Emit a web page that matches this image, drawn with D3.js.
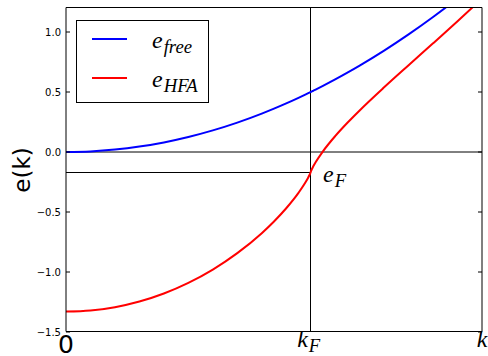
<!DOCTYPE html>
<html>
<head>
<meta charset="utf-8">
<script src="https://cdn.jsdelivr.net/npm/d3@7"></script>
<style>
  body { margin: 0; background: #fff; }
  svg { display: block; }
</style>
</head>
<body>
<div id="chart"></div>
<script>
// wave vector in units of k_F
var kValues = [0, 0.1, 0.2, 0.3, 0.4, 0.5, 0.6, 0.7, 0.8, 0.85, 0.9, 0.95, 0.98, 0.99, 0.995,
               1.0, 1.005, 1.01, 1.02, 1.05, 1.1, 1.15, 1.2, 1.3, 1.4, 1.5, 1.6, 1.7];
var eFree = [0, 0.005, 0.02, 0.045, 0.08, 0.125, 0.18, 0.245, 0.32, 0.36125, 0.405, 0.45125, 0.4802, 0.49005, 0.4950,
             0.5, 0.5050, 0.51005, 0.5202, 0.55125, 0.605, 0.66125, 0.72, 0.845, 0.98, 1.125, 1.28, 1.445];
var eHFA = [-1.3300, -1.3210, -1.2930, -1.2460, -1.1790, -1.0905, -0.9796, -0.8429, -0.6763, -0.5788, -0.4689, -0.3408, -0.2484, -0.2121, -0.1917,
            -0.1667, -0.1417, -0.1214, -0.0855, 0.0054, 0.1321, 0.2435, 0.3464, 0.5387, 0.7229, 0.9054, 1.0899, 1.2786];
var yTicks = [-1.5, -1.0, -0.5, 0.0, 0.5, 1.0];
var kF = 1.0, eF = -0.1667;

var width = 488, height = 356;
var svg = d3.select("#chart").append("svg")
    .attr("width", width)
    .attr("height", height);

var x = d3.scaleLinear().domain([0, 1.7]).range([66, 482]);
var y = d3.scaleLinear().domain([-1.5, 1.2]).range([332, 8]);

svg.append("clipPath").attr("id", "clip")
  .append("rect")
    .attr("x", 66).attr("y", 8)
    .attr("width", 416).attr("height", 324);

var plot = svg.append("g").attr("clip-path", "url(#clip)");

// reference lines
plot.append("line")
    .attr("x1", x(0)).attr("x2", x(1.7))
    .attr("y1", y(0)).attr("y2", y(0))
    .attr("stroke", "#000").attr("stroke-width", 1);
plot.append("line")
    .attr("x1", Math.floor(x(kF)) + 0.5).attr("x2", Math.floor(x(kF)) + 0.5)
    .attr("y1", y(1.2)).attr("y2", y(-1.5))
    .attr("stroke", "#000").attr("stroke-width", 1);
plot.append("line")
    .attr("x1", x(0)).attr("x2", x(kF))
    .attr("y1", Math.round(y(eF)) + 0.5).attr("y2", Math.round(y(eF)) + 0.5)
    .attr("stroke", "#000").attr("stroke-width", 1);

var line = d3.line().curve(d3.curveMonotoneX);
var series = [
  { name: "free", values: eFree, color: "#0000ff" },
  { name: "HFA", values: eHFA, color: "#ff0000" }
];
series.forEach(function (s) {
  plot.append("path")
      .attr("d", line(kValues.map(function (k, i) { return [x(k), y(s.values[i])]; })))
      .attr("fill", "none")
      .attr("stroke", s.color)
      .attr("stroke-width", 2);
});

// frame
svg.append("line").attr("x1", 66).attr("x2", 66).attr("y1", 7.5).attr("y2", 331.5).attr("stroke", "#000");
svg.append("line").attr("x1", 482).attr("x2", 482).attr("y1", 7.5).attr("y2", 331.5).attr("stroke", "#000");
svg.append("line").attr("x1", 66).attr("x2", 482).attr("y1", 7.5).attr("y2", 7.5).attr("stroke", "#000");
svg.append("line").attr("x1", 66).attr("x2", 482).attr("y1", 331.5).attr("y2", 331.5).attr("stroke", "#000");

// y ticks, inward on both sides
var fmt = d3.format(".1f");
yTicks.forEach(function (t) {
  svg.append("line").attr("x1", 66).attr("x2", 70).attr("y1", y(t)).attr("y2", y(t)).attr("stroke", "#000");
  svg.append("line").attr("x1", 478).attr("x2", 482).attr("y1", y(t)).attr("y2", y(t)).attr("stroke", "#000");
  svg.append("text")
      .attr("x", 61).attr("y", y(t))
      .attr("dy", "0.35em")
      .attr("text-anchor", "end")
      .style("font-family", "DejaVu Sans")
      .style("font-size", "10px")
      .text(fmt(t).replace("-", "\u2212"));
});

// y label
svg.append("text")
    .attr("transform", "translate(30,170) rotate(-90)")
    .attr("text-anchor", "middle")
    .style("font-family", "DejaVu Sans")
    .style("font-size", "23px")
    .text("e(k)");

// x tick labels
svg.append("text")
    .attr("x", x(0)).attr("y", 353)
    .attr("text-anchor", "middle")
    .style("font-family", "DejaVu Sans")
    .style("font-size", "25px")
    .text("0");

function mathLabel(xp, yp, main, sub, size, anchor) {
  var t = svg.append("text")
      .attr("x", xp).attr("y", yp)
      .attr("text-anchor", anchor || "start")
      .style("font-family", "Liberation Serif")
      .style("font-style", "italic")
      .style("font-size", size + "px");
  t.append("tspan").text(main);
  if (sub) {
    t.append("tspan")
        .attr("dx", 1)
        .attr("dy", size * 0.22)
        .style("font-size", (size * 0.78) + "px")
        .text(sub);
  }
  return t;
}

mathLabel(x(kF) - 2, 347, "k", "F", 24, "middle");
mathLabel(x(1.7), 347, "k", null, 24, "middle");
mathLabel(323, 182, "e", "F", 24);

// legend
var legend = svg.append("g");
legend.append("rect")
    .attr("x", 76.5).attr("y", 20.5)
    .attr("width", 132).attr("height", 82)
    .attr("fill", "#fff")
    .attr("stroke", "#000");
series.forEach(function (s, i) {
  var ly = 39 + i * 39;
  legend.append("line")
      .attr("x1", 92).attr("x2", 127)
      .attr("y1", ly).attr("y2", ly)
      .attr("stroke", s.color)
      .attr("stroke-width", 2);
  mathLabel(152, ly + 9, "e", s.name, 24);
});
</script>
</body>
</html>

What is asked
Reproduce the material above in full, exactly, with no images.

Correct response
Emit a web page that matches this image, drawn with D3.js.
<!DOCTYPE html>
<html>
<head>
<meta charset="utf-8">
<script src="https://cdn.jsdelivr.net/npm/d3@7"></script>
<style>
  body { margin: 0; background: #fff; }
  svg { display: block; }
</style>
</head>
<body>
<div id="chart"></div>
<script>
// wave vector in units of k_F
var kValues = [0, 0.1, 0.2, 0.3, 0.4, 0.5, 0.6, 0.7, 0.8, 0.85, 0.9, 0.95, 0.98, 0.99, 0.995,
               1.0, 1.005, 1.01, 1.02, 1.05, 1.1, 1.15, 1.2, 1.3, 1.4, 1.5, 1.6, 1.7];
var eFree = [0, 0.005, 0.02, 0.045, 0.08, 0.125, 0.18, 0.245, 0.32, 0.36125, 0.405, 0.45125, 0.4802, 0.49005, 0.4950,
             0.5, 0.5050, 0.51005, 0.5202, 0.55125, 0.605, 0.66125, 0.72, 0.845, 0.98, 1.125, 1.28, 1.445];
var eHFA = [-1.3300, -1.3210, -1.2930, -1.2460, -1.1790, -1.0905, -0.9796, -0.8429, -0.6763, -0.5788, -0.4689, -0.3408, -0.2484, -0.2121, -0.1917,
            -0.1667, -0.1417, -0.1214, -0.0855, 0.0054, 0.1321, 0.2435, 0.3464, 0.5387, 0.7229, 0.9054, 1.0899, 1.2786];
var yTicks = [-1.5, -1.0, -0.5, 0.0, 0.5, 1.0];
var kF = 1.0, eF = -0.1667;

var width = 488, height = 356;
var svg = d3.select("#chart").append("svg")
    .attr("width", width)
    .attr("height", height);

var x = d3.scaleLinear().domain([0, 1.7]).range([66, 482]);
var y = d3.scaleLinear().domain([-1.5, 1.2]).range([332, 8]);

svg.append("clipPath").attr("id", "clip")
  .append("rect")
    .attr("x", 66).attr("y", 8)
    .attr("width", 416).attr("height", 324);

var plot = svg.append("g").attr("clip-path", "url(#clip)");

// reference lines
plot.append("line")
    .attr("x1", x(0)).attr("x2", x(1.7))
    .attr("y1", y(0)).attr("y2", y(0))
    .attr("stroke", "#000").attr("stroke-width", 1);
plot.append("line")
    .attr("x1", Math.floor(x(kF)) + 0.5).attr("x2", Math.floor(x(kF)) + 0.5)
    .attr("y1", y(1.2)).attr("y2", y(-1.5))
    .attr("stroke", "#000").attr("stroke-width", 1);
plot.append("line")
    .attr("x1", x(0)).attr("x2", x(kF))
    .attr("y1", Math.round(y(eF)) + 0.5).attr("y2", Math.round(y(eF)) + 0.5)
    .attr("stroke", "#000").attr("stroke-width", 1);

var line = d3.line().curve(d3.curveMonotoneX);
var series = [
  { name: "free", values: eFree, color: "#0000ff" },
  { name: "HFA", values: eHFA, color: "#ff0000" }
];
series.forEach(function (s) {
  plot.append("path")
      .attr("d", line(kValues.map(function (k, i) { return [x(k), y(s.values[i])]; })))
      .attr("fill", "none")
      .attr("stroke", s.color)
      .attr("stroke-width", 2);
});

// frame
svg.append("line").attr("x1", 66).attr("x2", 66).attr("y1", 7.5).attr("y2", 331.5).attr("stroke", "#000");
svg.append("line").attr("x1", 482).attr("x2", 482).attr("y1", 7.5).attr("y2", 331.5).attr("stroke", "#000");
svg.append("line").attr("x1", 66).attr("x2", 482).attr("y1", 7.5).attr("y2", 7.5).attr("stroke", "#000");
svg.append("line").attr("x1", 66).attr("x2", 482).attr("y1", 331.5).attr("y2", 331.5).attr("stroke", "#000");

// y ticks, inward on both sides
var fmt = d3.format(".1f");
yTicks.forEach(function (t) {
  svg.append("line").attr("x1", 66).attr("x2", 70).attr("y1", y(t)).attr("y2", y(t)).attr("stroke", "#000");
  svg.append("line").attr("x1", 478).attr("x2", 482).attr("y1", y(t)).attr("y2", y(t)).attr("stroke", "#000");
  svg.append("text")
      .attr("x", 61).attr("y", y(t))
      .attr("dy", "0.35em")
      .attr("text-anchor", "end")
      .style("font-family", "DejaVu Sans")
      .style("font-size", "10px")
      .text(fmt(t).replace("-", "\u2212"));
});

// y label
svg.append("text")
    .attr("transform", "translate(30,170) rotate(-90)")
    .attr("text-anchor", "middle")
    .style("font-family", "DejaVu Sans")
    .style("font-size", "23px")
    .text("e(k)");

// x tick labels
svg.append("text")
    .attr("x", x(0)).attr("y", 353)
    .attr("text-anchor", "middle")
    .style("font-family", "DejaVu Sans")
    .style("font-size", "25px")
    .text("0");

function mathLabel(xp, yp, main, sub, size, anchor) {
  var t = svg.append("text")
      .attr("x", xp).attr("y", yp)
      .attr("text-anchor", anchor || "start")
      .style("font-family", "Liberation Serif")
      .style("font-style", "italic")
      .style("font-size", size + "px");
  t.append("tspan").text(main);
  if (sub) {
    t.append("tspan")
        .attr("dx", 1)
        .attr("dy", size * 0.22)
        .style("font-size", (size * 0.78) + "px")
        .text(sub);
  }
  return t;
}

mathLabel(x(kF) - 2, 347, "k", "F", 24, "middle");
mathLabel(x(1.7), 347, "k", null, 24, "middle");
mathLabel(323, 182, "e", "F", 24);

// legend
var legend = svg.append("g");
legend.append("rect")
    .attr("x", 76.5).attr("y", 20.5)
    .attr("width", 132).attr("height", 82)
    .attr("fill", "#fff")
    .attr("stroke", "#000");
series.forEach(function (s, i) {
  var ly = 39 + i * 39;
  legend.append("line")
      .attr("x1", 92).attr("x2", 127)
      .attr("y1", ly).attr("y2", ly)
      .attr("stroke", s.color)
      .attr("stroke-width", 2);
  mathLabel(152, ly + 9, "e", s.name, 24);
});
</script>
</body>
</html>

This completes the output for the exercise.